- Dataset excerpt:
══════════

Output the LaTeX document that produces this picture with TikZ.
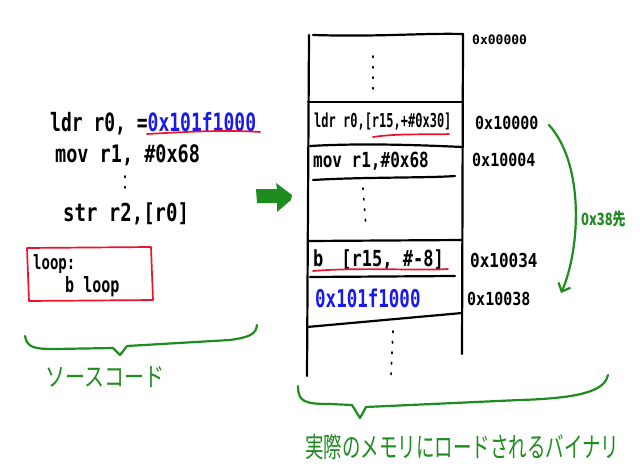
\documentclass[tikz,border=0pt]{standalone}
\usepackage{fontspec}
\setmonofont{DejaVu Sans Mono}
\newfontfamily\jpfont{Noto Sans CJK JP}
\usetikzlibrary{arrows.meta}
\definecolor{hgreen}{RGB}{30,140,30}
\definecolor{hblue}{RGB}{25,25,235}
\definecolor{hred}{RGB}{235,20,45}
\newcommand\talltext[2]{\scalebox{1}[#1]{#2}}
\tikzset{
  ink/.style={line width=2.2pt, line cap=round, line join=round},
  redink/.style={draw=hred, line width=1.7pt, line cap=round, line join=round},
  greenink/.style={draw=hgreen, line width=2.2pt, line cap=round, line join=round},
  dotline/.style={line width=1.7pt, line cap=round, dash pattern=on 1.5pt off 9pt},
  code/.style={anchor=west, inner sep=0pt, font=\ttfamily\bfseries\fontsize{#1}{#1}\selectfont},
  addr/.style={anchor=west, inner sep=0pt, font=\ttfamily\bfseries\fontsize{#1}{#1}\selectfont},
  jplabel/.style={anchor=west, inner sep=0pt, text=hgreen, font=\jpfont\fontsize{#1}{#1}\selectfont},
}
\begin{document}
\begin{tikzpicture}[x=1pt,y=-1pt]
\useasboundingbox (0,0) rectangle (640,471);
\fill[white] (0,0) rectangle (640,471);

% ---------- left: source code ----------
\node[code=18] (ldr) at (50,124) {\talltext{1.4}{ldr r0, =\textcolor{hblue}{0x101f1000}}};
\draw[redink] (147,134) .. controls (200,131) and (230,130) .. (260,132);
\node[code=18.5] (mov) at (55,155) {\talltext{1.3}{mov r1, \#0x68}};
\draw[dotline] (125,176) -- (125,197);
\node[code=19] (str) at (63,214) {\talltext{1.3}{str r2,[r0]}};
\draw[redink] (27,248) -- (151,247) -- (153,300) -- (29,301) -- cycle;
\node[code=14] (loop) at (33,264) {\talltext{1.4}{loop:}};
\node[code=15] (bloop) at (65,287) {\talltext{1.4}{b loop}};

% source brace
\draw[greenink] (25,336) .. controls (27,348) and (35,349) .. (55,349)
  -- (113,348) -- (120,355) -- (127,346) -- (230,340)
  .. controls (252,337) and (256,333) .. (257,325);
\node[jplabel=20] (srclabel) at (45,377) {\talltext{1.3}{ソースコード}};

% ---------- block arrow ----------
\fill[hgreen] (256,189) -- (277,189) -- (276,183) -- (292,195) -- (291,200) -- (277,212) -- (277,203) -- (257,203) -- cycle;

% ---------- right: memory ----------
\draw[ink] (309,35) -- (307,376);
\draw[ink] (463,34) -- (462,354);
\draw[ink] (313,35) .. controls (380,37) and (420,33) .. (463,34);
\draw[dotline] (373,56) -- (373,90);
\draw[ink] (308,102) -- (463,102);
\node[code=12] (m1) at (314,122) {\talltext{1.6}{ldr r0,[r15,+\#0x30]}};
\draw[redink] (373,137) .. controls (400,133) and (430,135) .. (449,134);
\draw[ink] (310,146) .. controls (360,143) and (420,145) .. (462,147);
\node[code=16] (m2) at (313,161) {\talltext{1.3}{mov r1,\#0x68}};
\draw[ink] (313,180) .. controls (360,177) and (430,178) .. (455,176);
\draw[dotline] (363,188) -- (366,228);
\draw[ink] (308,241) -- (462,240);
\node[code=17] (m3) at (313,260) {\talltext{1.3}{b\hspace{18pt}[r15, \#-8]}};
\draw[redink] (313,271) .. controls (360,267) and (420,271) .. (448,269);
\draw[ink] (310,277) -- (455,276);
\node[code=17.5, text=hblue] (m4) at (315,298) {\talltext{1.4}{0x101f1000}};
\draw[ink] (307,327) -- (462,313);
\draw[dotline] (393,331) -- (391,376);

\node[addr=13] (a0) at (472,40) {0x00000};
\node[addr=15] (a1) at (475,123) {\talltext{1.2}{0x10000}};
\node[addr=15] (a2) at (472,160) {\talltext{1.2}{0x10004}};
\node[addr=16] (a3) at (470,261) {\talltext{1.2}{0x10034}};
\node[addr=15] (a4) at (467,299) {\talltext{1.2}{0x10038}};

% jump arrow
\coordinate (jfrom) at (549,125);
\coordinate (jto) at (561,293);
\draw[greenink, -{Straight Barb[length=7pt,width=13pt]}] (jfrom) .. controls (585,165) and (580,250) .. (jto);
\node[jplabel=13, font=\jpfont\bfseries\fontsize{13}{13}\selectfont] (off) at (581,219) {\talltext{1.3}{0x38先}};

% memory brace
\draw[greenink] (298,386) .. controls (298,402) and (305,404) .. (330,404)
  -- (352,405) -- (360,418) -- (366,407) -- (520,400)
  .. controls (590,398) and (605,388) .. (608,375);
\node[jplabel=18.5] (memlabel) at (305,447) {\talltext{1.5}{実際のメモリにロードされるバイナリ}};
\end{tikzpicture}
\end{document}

══════════

- Short exercise: The lines from the start of the data through the line that contains "(257,203) -- cycle;" are to be returned exactly, please, with both ends included and every picture left out.

- Correct answer:
Output the LaTeX document that produces this picture with TikZ.
\documentclass[tikz,border=0pt]{standalone}
\usepackage{fontspec}
\setmonofont{DejaVu Sans Mono}
\newfontfamily\jpfont{Noto Sans CJK JP}
\usetikzlibrary{arrows.meta}
\definecolor{hgreen}{RGB}{30,140,30}
\definecolor{hblue}{RGB}{25,25,235}
\definecolor{hred}{RGB}{235,20,45}
\newcommand\talltext[2]{\scalebox{1}[#1]{#2}}
\tikzset{
  ink/.style={line width=2.2pt, line cap=round, line join=round},
  redink/.style={draw=hred, line width=1.7pt, line cap=round, line join=round},
  greenink/.style={draw=hgreen, line width=2.2pt, line cap=round, line join=round},
  dotline/.style={line width=1.7pt, line cap=round, dash pattern=on 1.5pt off 9pt},
  code/.style={anchor=west, inner sep=0pt, font=\ttfamily\bfseries\fontsize{#1}{#1}\selectfont},
  addr/.style={anchor=west, inner sep=0pt, font=\ttfamily\bfseries\fontsize{#1}{#1}\selectfont},
  jplabel/.style={anchor=west, inner sep=0pt, text=hgreen, font=\jpfont\fontsize{#1}{#1}\selectfont},
}
\begin{document}
\begin{tikzpicture}[x=1pt,y=-1pt]
\useasboundingbox (0,0) rectangle (640,471);
\fill[white] (0,0) rectangle (640,471);

% ---------- left: source code ----------
\node[code=18] (ldr) at (50,124) {\talltext{1.4}{ldr r0, =\textcolor{hblue}{0x101f1000}}};
\draw[redink] (147,134) .. controls (200,131) and (230,130) .. (260,132);
\node[code=18.5] (mov) at (55,155) {\talltext{1.3}{mov r1, \#0x68}};
\draw[dotline] (125,176) -- (125,197);
\node[code=19] (str) at (63,214) {\talltext{1.3}{str r2,[r0]}};
\draw[redink] (27,248) -- (151,247) -- (153,300) -- (29,301) -- cycle;
\node[code=14] (loop) at (33,264) {\talltext{1.4}{loop:}};
\node[code=15] (bloop) at (65,287) {\talltext{1.4}{b loop}};

% source brace
\draw[greenink] (25,336) .. controls (27,348) and (35,349) .. (55,349)
  -- (113,348) -- (120,355) -- (127,346) -- (230,340)
  .. controls (252,337) and (256,333) .. (257,325);
\node[jplabel=20] (srclabel) at (45,377) {\talltext{1.3}{ソースコード}};

% ---------- block arrow ----------
\fill[hgreen] (256,189) -- (277,189) -- (276,183) -- (292,195) -- (291,200) -- (277,212) -- (277,203) -- (257,203) -- cycle;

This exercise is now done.